DataStage scripts, if based on Linux or shell scripting, may require conversion or rewriting to be compatible with Databricks' supported languages (Scala, Python, SQL, R).
You may need to use Databricks notebooks to replicate the logic of your DataStage jobs. Python is a popular choice for its simplicity and readability.
For data connectivity, you need to verify that Azure Databricks can connect to all your data sources and targets. (Verify your connectors)
You can plan for the migration of existing datasets to cloud storage solutions that are accessible by Azure Databricks.
When it comes t rebuilding the ETL workflows, you need to think about recreating the data transformation logic using Databricks notebooks. You can take advantage of Spark's distributed processing features for better performance.

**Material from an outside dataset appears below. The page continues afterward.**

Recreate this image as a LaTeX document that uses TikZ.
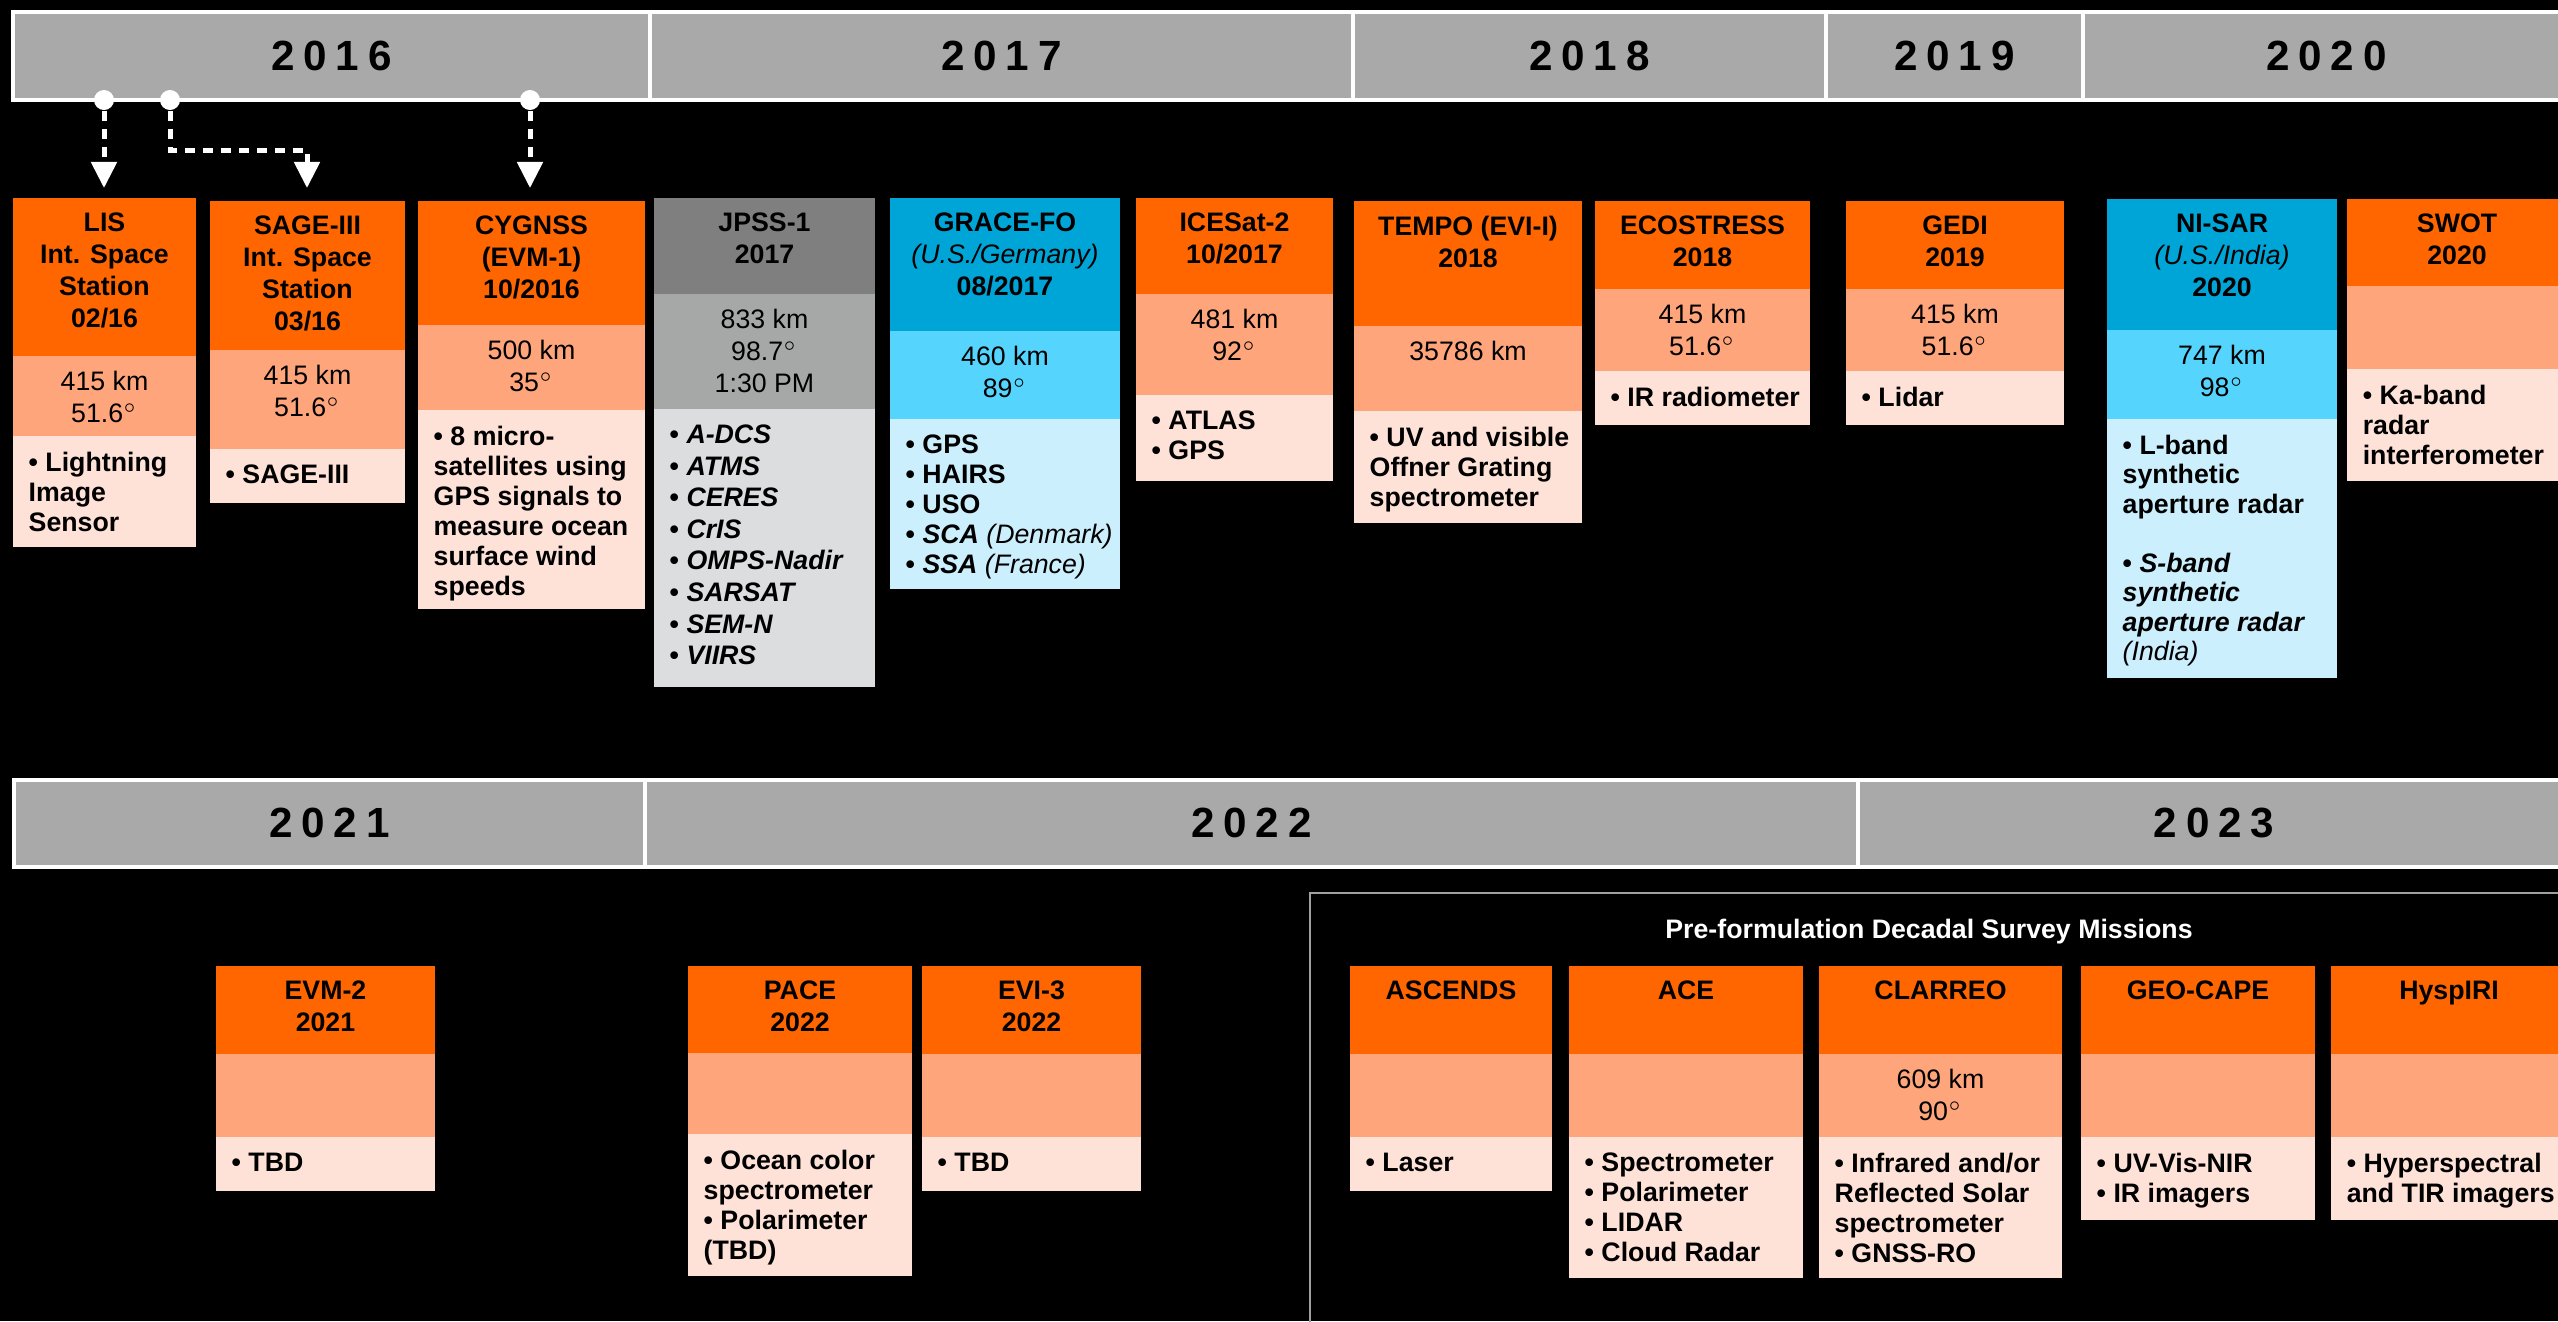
\documentclass[tikz,border=0pt]{standalone}
\usepackage{fontspec}
\setmainfont{Liberation Sans}
\newfontfamily\yearfont[LetterSpace=21]{Liberation Sans Bold}
\usetikzlibrary{arrows.meta}

\definecolor{ortop}{HTML}{FF6600}
\definecolor{ormid}{HTML}{FFA57B}
\definecolor{orlow}{HTML}{FEE2D7}
\definecolor{gytop}{HTML}{7F7F7F}
\definecolor{gymid}{HTML}{A6A8A7}
\definecolor{gylow}{HTML}{DCDDDF}
\definecolor{bltop}{HTML}{00A5D8}
\definecolor{blmid}{HTML}{55D5FD}
\definecolor{bllow}{HTML}{CCEFFD}
\definecolor{barGray}{HTML}{A9A9A9}
\definecolor{panelGray}{HTML}{A0A0A0}

\newcommand{\dg}{\ensuremath{^\circ}}

\tikzset{
  yearcell/.style={fill=barGray, draw=white, line width=0.04cm},
  yearlab/.style={font=\yearfont\fontsize{12}{14}\selectfont, text=black},
  head/.style={anchor=north, yshift=-0.14cm, align=center, inner sep=0pt,
    font=\bfseries\fontsize{7.6}{9.1}\selectfont},
  orbit/.style={anchor=north, yshift=-0.14cm, align=center, inner sep=0pt,
    font=\fontsize{7.6}{9.1}\selectfont},
  instr/.style={anchor=north west, xshift=0.15cm, yshift=-0.15cm, align=left,
    inner sep=0pt, font=\bfseries\fontsize{7.6}{8.55}\selectfont},
  dot/.style={circle, fill=white, inner sep=0pt, minimum size=0.2cm},
  drop/.style={white, line width=0.05cm, dash pattern=on 0.1cm off 0.08cm,
    -{Triangle[width=0.25cm,length=0.26cm]}},
  panel/.style={draw=panelGray, line width=0.02cm}
}

% three coloured bands of one mission: name, left, right, top, split, split, bottom, colours
\newcommand{\satbox}[8]{%
  \fill[#8top] (#2,#4) rectangle (#3,#5);
  \fill[#8mid] (#2,#5) rectangle (#3,#6);
  \fill[#8low] (#2,#6) rectangle (#3,#7);
  \coordinate (#1) at ({(#2+#3)/2},#4);
  \coordinate (#1-orb) at ({(#2+#3)/2},#5);
  \coordinate (#1-ins) at (#2,#6);
}

\begin{document}
\begin{tikzpicture}[x=0.01cm, y=-0.01cm]
\fill[black] (0,0) rectangle (2558,1321);
\clip (0,0) rectangle (2558,1321);

% year bars
\foreach \a/\b/\yr in {13/650/2016, 650/1353/2017, 1353/1826/2018, 1826/2083/2019, 2083/2570/2020} {
  \draw[yearcell] (\a,12) rectangle (\b,100);
  \node[yearlab] (yr\yr) at ({(\a+\b)/2},56) {\yr};
}
\foreach \a/\b/\yr in {14/645/2021, 645/1858/2022, 1858/2570/2023} {
  \draw[yearcell] (\a,780) rectangle (\b,867);
  \node[yearlab] (yr\yr) at ({(\a+\b)/2},823) {\yr};
}

% 2016 - 2020
\satbox{lis}{13}{196}{198}{356}{436}{547}{or}
\node[head] (lisHead) at (lis) {LIS\\Int. Space\\Station\\02/16};
\node[orbit] (lisOrb) at (lis-orb) {415 km\\51.6\dg};
\node[instr] (lisIns) at (lis-ins) {• Lightning\\Image\\Sensor};

\satbox{sage}{210}{405}{201}{350}{449}{503}{or}
\node[head] (sageHead) at (sage) {SAGE-III\\Int. Space\\Station\\03/16};
\node[orbit] (sageOrb) at (sage-orb) {415 km\\51.6\dg};
\node[instr] (sageIns) at (sage-ins) {• SAGE-III};

\satbox{cyg}{418}{645}{201}{325}{410}{609}{or}
\node[head] (cygHead) at (cyg) {CYGNSS\\(EVM-1)\\10/2016};
\node[orbit] (cygOrb) at (cyg-orb) {500 km\\35\dg};
\node[instr] (cygIns) at (cyg-ins) {• 8 micro-\\satellites using\\GPS signals to\\measure ocean\\surface wind\\speeds};

\satbox{jpss}{654}{875}{198}{294}{409}{687}{gy}
\node[head] (jpssHead) at (jpss) {JPSS-1\\2017};
\node[orbit] (jpssOrb) at (jpss-orb) {833 km\\98.7\dg\\1:30 PM};
\node[instr, font=\bfseries\fontsize{7.6}{9}\selectfont] (jpssIns) at (jpss-ins)
  {• \textit{A-DCS}\\• \textit{ATMS}\\• \textit{CERES}\\• \textit{CrIS}\\• \textit{OMPS-Nadir}\\• \textit{SARSAT}\\• \textit{SEM-N}\\• \textit{VIIRS}};

\satbox{grace}{890}{1120}{198}{331}{419}{589}{bl}
\node[head] (graceHead) at (grace) {GRACE-FO\\{\mdseries\itshape (U.S./Germany)}\\08/2017};
\node[orbit] (graceOrb) at (grace-orb) {460 km\\89\dg};
\node[instr] (graceIns) at (grace-ins)
  {• GPS\\• HAIRS\\• USO\\• \textit{SCA} {\mdseries\itshape (Denmark)}\\• \textit{SSA} {\mdseries\itshape (France)}};

\satbox{ice}{1136}{1333}{198}{294}{395}{481}{or}
\node[head] (iceHead) at (ice) {ICESat-2\\10/2017};
\node[orbit] (iceOrb) at (ice-orb) {481 km\\92\dg};
\node[instr] (iceIns) at (ice-ins) {• ATLAS\\• GPS};

\satbox{tempo}{1354}{1582}{201}{326}{411}{523}{or}
\node[head] (tempoHead) at (tempo) {TEMPO (EVI-I)\\2018};
\node[orbit] (tempoOrb) at (tempo-orb) {35786 km};
\node[instr] (tempoIns) at (tempo-ins) {• UV and visible\\Offner Grating\\spectrometer};

\satbox{eco}{1595}{1810}{201}{289}{371}{425}{or}
\node[head] (ecoHead) at (eco) {ECOSTRESS\\2018};
\node[orbit] (ecoOrb) at (eco-orb) {415 km\\51.6\dg};
\node[instr] (ecoIns) at (eco-ins) {• IR radiometer};

\satbox{gedi}{1846}{2064}{201}{289}{371}{425}{or}
\node[head] (gediHead) at (gedi) {GEDI\\2019};
\node[orbit] (gediOrb) at (gedi-orb) {415 km\\51.6\dg};
\node[instr] (gediIns) at (gedi-ins) {• Lidar};

\satbox{nisar}{2107}{2337}{199}{330}{419}{678}{bl}
\node[head] (nisarHead) at (nisar) {NI-SAR\\{\mdseries\itshape (U.S./India)}\\2020};
\node[orbit] (nisarOrb) at (nisar-orb) {747 km\\98\dg};
\node[instr, font=\bfseries\fontsize{7.6}{8.4}\selectfont] (nisarIns) at (nisar-ins)
  {• L-band\\synthetic\\aperture radar\\[8.4pt]• \textit{S-band}\\\textit{synthetic}\\\textit{aperture radar}\\{\mdseries\itshape (India)}};

\satbox{swot}{2347}{2567}{199}{286}{369}{481}{or}
\node[head] (swotHead) at (swot) {SWOT\\2020};
\node[instr] (swotIns) at (swot-ins) {• Ka-band\\radar\\interferometer};

% launch markers
\node[dot] (dotA) at (104,100) {};
\node[dot] (dotB) at (170,100) {};
\node[dot] (dotC) at (530,100) {};
\coordinate (lisTip) at (104,188);
\coordinate (sageTurn) at (307,150);
\coordinate (sageTip) at (307,188);
\coordinate (cygTip) at (530,188);
\draw[drop] (dotA) -- (lisTip);
\draw[drop] (dotB) |- (sageTurn) -- (sageTip);
\draw[drop] (dotC) -- (cygTip);

% 2021 - 2023
\satbox{evm}{216}{435}{966}{1054}{1137}{1191}{or}
\node[head] (evmHead) at (evm) {EVM-2\\2021};
\node[instr] (evmIns) at (evm-ins) {• TBD};

\satbox{pace}{688}{912}{966}{1053}{1134}{1276}{or}
\node[head] (paceHead) at (pace) {PACE\\2022};
\node[instr] (paceIns) at (pace-ins) {• Ocean color\\spectrometer\\• Polarimeter\\(TBD)};

\satbox{evi}{922}{1141}{966}{1054}{1137}{1191}{or}
\node[head] (eviHead) at (evi) {EVI-3\\2022};
\node[instr] (eviIns) at (evi-ins) {• TBD};

% decadal survey panel
\draw[panel] (1310,1330) -- (1310,893) -- (2570,893);
\node[font=\bfseries\fontsize{7.6}{9.1}\selectfont, text=white] (dsTitle) at (1929,932) {Pre-formulation Decadal Survey Missions};

\satbox{asc}{1350}{1552}{966}{1054}{1137}{1191}{or}
\node[head] (ascHead) at (asc) {ASCENDS};
\node[instr] (ascIns) at (asc-ins) {• Laser};

\satbox{ace}{1569}{1803}{966}{1054}{1137}{1278}{or}
\node[head] (aceHead) at (ace) {ACE};
\node[instr] (aceIns) at (ace-ins) {• Spectrometer\\• Polarimeter\\• LIDAR\\• Cloud Radar};

\satbox{clar}{1819}{2062}{966}{1054}{1137}{1278}{or}
\node[head] (clarHead) at (clar) {CLARREO};
\node[orbit] (clarOrb) at (clar-orb) {609 km\\90\dg};
\node[instr] (clarIns) at (clar-ins) {• Infrared and/or\\Reflected Solar\\spectrometer\\• GNSS-RO};

\satbox{geo}{2081}{2315}{966}{1054}{1137}{1220}{or}
\node[head] (geoHead) at (geo) {GEO-CAPE};
\node[instr] (geoIns) at (geo-ins) {• UV-Vis-NIR\\• IR imagers};

\satbox{hysp}{2331}{2567}{966}{1054}{1137}{1220}{or}
\node[head] (hyspHead) at (hysp) {HyspIRI};
\node[instr] (hyspIns) at (hysp-ins) {• Hyperspectral\\and TIR imagers};
\end{tikzpicture}
\end{document}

What you should consider ?
- Compatibility of Data Formats
- Scalability and Performance
- Security and Compliance
- Cost Management
- Skills and Training
- Monitoring and Maintenance
Has this be done before ?
Yes, many organizations have migrated their on-premises ETL workflows to cloud-based solutions like Azure Databricks. While each migration is unique due to specific business requirements and technical complexities, leveraging Azure Databricks for ETL tasks has become increasingly common due to its scalability, performance, and flexibility. Engaging with a partner experienced in such migrations or consulting with Microsoft Azure's support team can provide tailored advice and best practices.